Who wrote ‘Hugs and Kisses. Forrest’ on the picture of the School Board Chairman in my yearbook?
and ‘Love you’ in Gary’s yearbook? Same handwriting, same person. Who was this mysterious person?
A guy that I had a HUGE crush on wrote ’Good Luck, Sherron, (this name was crossed out and ‘Nancy’ put in) didn’t we have fun in Ms. Gorsuch’s class?’ Who was he having fun with? Certainly not me. Actually, he’s referring to a good friend of mine, but, when you write in ink, it’s there forever. In my Junior yearbook, he wrote: ‘I owe you some reading, I owe you some laughs, gas, but from Algebra and English I owe you’ and he had to draw some arrows to make this make sense. Cross out someone else’s name in sophomore year, draw arrows in junior year - why, oh, why, did I waste so much time on this guy? He obviously wasn’t concentrating on me.
Gary wrote this in my sophomore book: ‘Nancy, Had lots of fun in English and Latin this year. Just watch your SPQR’s. Hope to see you next year.’ (Did he realize that he would still be seeing me in every year between from 1970 on?) BTW, he’s the cutie in the top row on the right.
In our Junior year, he wrote: ‘It sure has been a ball in English, Algebra and Latin. You’ve got a great personality and you’ll go far.’ Did he know that he’d be going ‘far’ with me in our RV?
Finally, in our Sr year he wrote this:
Another friend wrote on the picture of a history teacher named Mr. Johnson, whom we called Big J: ’Hope you hadn’t planned to have Big J sign here. Now I’m sure you remember those important lessons he taught us like Andrew Jackson was impeached.’ You’ve got to be kidding. Did our American History teacher really say this? Even we high school kids knew this was wrong. Maybe that’s why I became a history teacher - to atone for Big J’s mis-statements.
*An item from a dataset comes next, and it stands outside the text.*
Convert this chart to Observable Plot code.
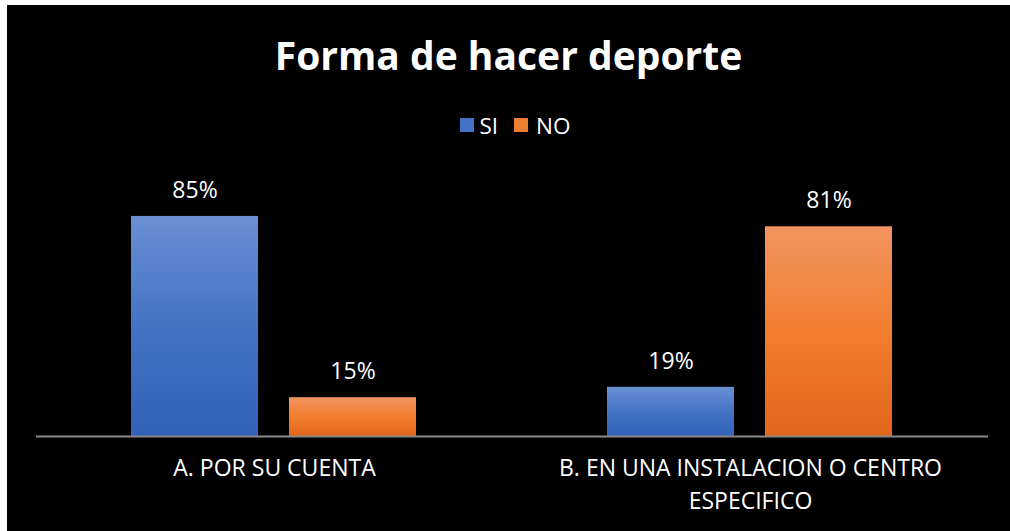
<!DOCTYPE html>
<html>
<head>
<meta charset="utf-8">
<script src="https://cdn.jsdelivr.net/npm/d3@7"></script>
<script src="https://cdn.jsdelivr.net/npm/@observablehq/plot@0.6"></script>
<style>
  html, body { margin: 0; padding: 0; background: #ffffff; }
  #wrap { position: absolute; left: 7px; top: 5px; width: 1003px; height: 526px; background: #000; overflow: hidden;
          font-family: "Open Sans", Lato, sans-serif; color: #fff; }
  #title { height: 95px; line-height: 100px; text-align: center; font-size: 39px; font-weight: bold; }
  #legend { height: 45px; line-height: 45px; text-align: center; font-size: 22.5px; display: flex; justify-content: center; align-items: center; padding-top: 5px; padding-left: 14px; box-sizing: border-box; }
  .sw { display: inline-block; width: 14px; height: 14px; margin-right: 5px; }
  .item { display: inline-flex; align-items: center; margin: 0 8px; }
  svg { display: block; }
</style>
</head>
<body>
<div id="wrap">
  <div id="title">Forma de hacer deporte</div>
  <div id="legend"></div>
  <div id="chart"></div>
</div>
<script>
const categories = ["A. POR SU CUENTA", "B. EN UNA INSTALACION O CENTRO ESPECIFICO"];
const categoryLabels = ["A. POR SU CUENTA", "B. EN UNA INSTALACION O CENTRO\nESPECIFICO"];
const series = ["SI", "NO"];
const valuesSI = [0.85, 0.19];
const valuesNO = [0.15, 0.81];
const seriesColors = ["#4472c4", "#ed7d31"];

const data = [];
categories.forEach((c, i) => {
  data.push({category: c, series: "SI", value: valuesSI[i]});
  data.push({category: c, series: "NO", value: valuesNO[i]});
});

// legend
const legend = document.getElementById("legend");
series.forEach((s, i) => {
  const it = document.createElement("span");
  it.className = "item";
  const sw = document.createElement("span");
  sw.className = "sw";
  sw.style.background = seriesColors[i];
  if (i === 1) sw.style.marginRight = "8px";
  it.appendChild(sw);
  it.appendChild(document.createTextNode(s));
  legend.appendChild(it);
});

const defs = () => {
  const ns = "http://www.w3.org/2000/svg";
  const d = document.createElementNS(ns, "defs");
  const grads = [
    ["gSI", ["#6a8fd3", "#4473c4", "#3162b8"]],
    ["gNO", ["#f19460", "#f27e2f", "#e0661b"]]
  ];
  for (const [id, stops] of grads) {
    const g = document.createElementNS(ns, "linearGradient");
    g.setAttribute("id", id);
    g.setAttribute("x1", "0"); g.setAttribute("y1", "0");
    g.setAttribute("x2", "0"); g.setAttribute("y2", "1");
    stops.forEach((c, k) => {
      const s = document.createElementNS(ns, "stop");
      s.setAttribute("offset", `${k * 50}%`);
      s.setAttribute("stop-color", c);
      g.appendChild(s);
    });
    d.appendChild(g);
  }
  return d;
};

const labelMap = new Map(categories.map((c, i) => [c, categoryLabels[i]]));

const chart = Plot.plot({
  width: 1003,
  height: 386,
  marginTop: 58,
  marginBottom: 95,
  marginLeft: 28,
  marginRight: 22,
  style: {background: "#000", color: "#fff", fontFamily: "'Open Sans', Lato, sans-serif", fontSize: "23px"},
  fx: {domain: categories, padding: 0, axis: null},
  x: {domain: series, paddingInner: 0.196, paddingOuter: 0.603, axis: null},
  y: {domain: [0, 0.9], axis: null},
  marks: [
    defs,
    Plot.barY(data.filter(d => d.series === "SI"), {fx: "category", x: "series", y: "value", fill: "url(#gSI)"}),
    Plot.barY(data.filter(d => d.series === "NO"), {fx: "category", x: "series", y: "value", fill: "url(#gNO)"}),
    Plot.ruleY([0], {stroke: "#898989", strokeWidth: 2}),
    Plot.text(data, {fx: "category", x: "series", y: "value", text: d => `${Math.round(d.value * 100)}%`, dy: -26, fill: "#fff", fontSize: 23, lineAnchor: "middle"}),
    Plot.axisFx({anchor: "bottom", tickSize: 0, tickPadding: 17, label: null, fontSize: 23, lineHeight: 1.4, tickFormat: d => labelMap.get(d), fill: "#fff"})
  ]
});
document.getElementById("chart").appendChild(chart);
</script>
</body>
</html>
I took debate in my Sophomore year. Here’s a picture of our debate class - we look like a bunch of prisoners on our way to jail. Not a smile to be had. We much have had our ‘debate’ faces on.
And, in gym class, we got to wear some really ‘cute’ uniforms. Everyone had to have one and we had lockers to keep them in. Now - I don’t know of many who took them home after every gym class. We all just stuffed them into our lockers. Some were happy just to get them home on weekends to wash. Others … Oooh, imagine the ‘aroma’ wafting into the halls from that room.
But, it was not the uniforms that were the bane of every girl, it was the showers after every class. We had to strip down to our birthday suits, pile into a mass shower while jockeying not to touch anyone else and trying not to get too wet (and certainly keeping our hair dry) but just wet enough so that we’d pass ‘inspection.’ Yep, Ms. Nordstrom was there at the towel window passing out towels - she checked us out to see if we had really taken a shower, if we were wet. Then she’d give us a towel. Don’t pass inspection, back to the shower and the end of the line. Then we moved into the drying room. No snapping of towels or you’d get detention.
Did we have any team sports? Nope, this was before Title 9. We got to have some school teams and we’d have some matches but nothing big. We had volleyball, soccer and basketball. Coaching? practice to get better? Matches with other schools? Nope, nope, and nope. It always frosted me that only boys could be ‘Patrol Boys’. Of course, now they have females and they are called ‘crossing guards.’
I don't know if any Fort Dodge folks read your blog, but I checked my sophomore yearbook for someone who signed with a pen. Then I looked at handwriting. I shared more comments with Nancy and Gary in an email, but I think the "mystery" signer on Forrest Marquis' photo was Tom De Pue.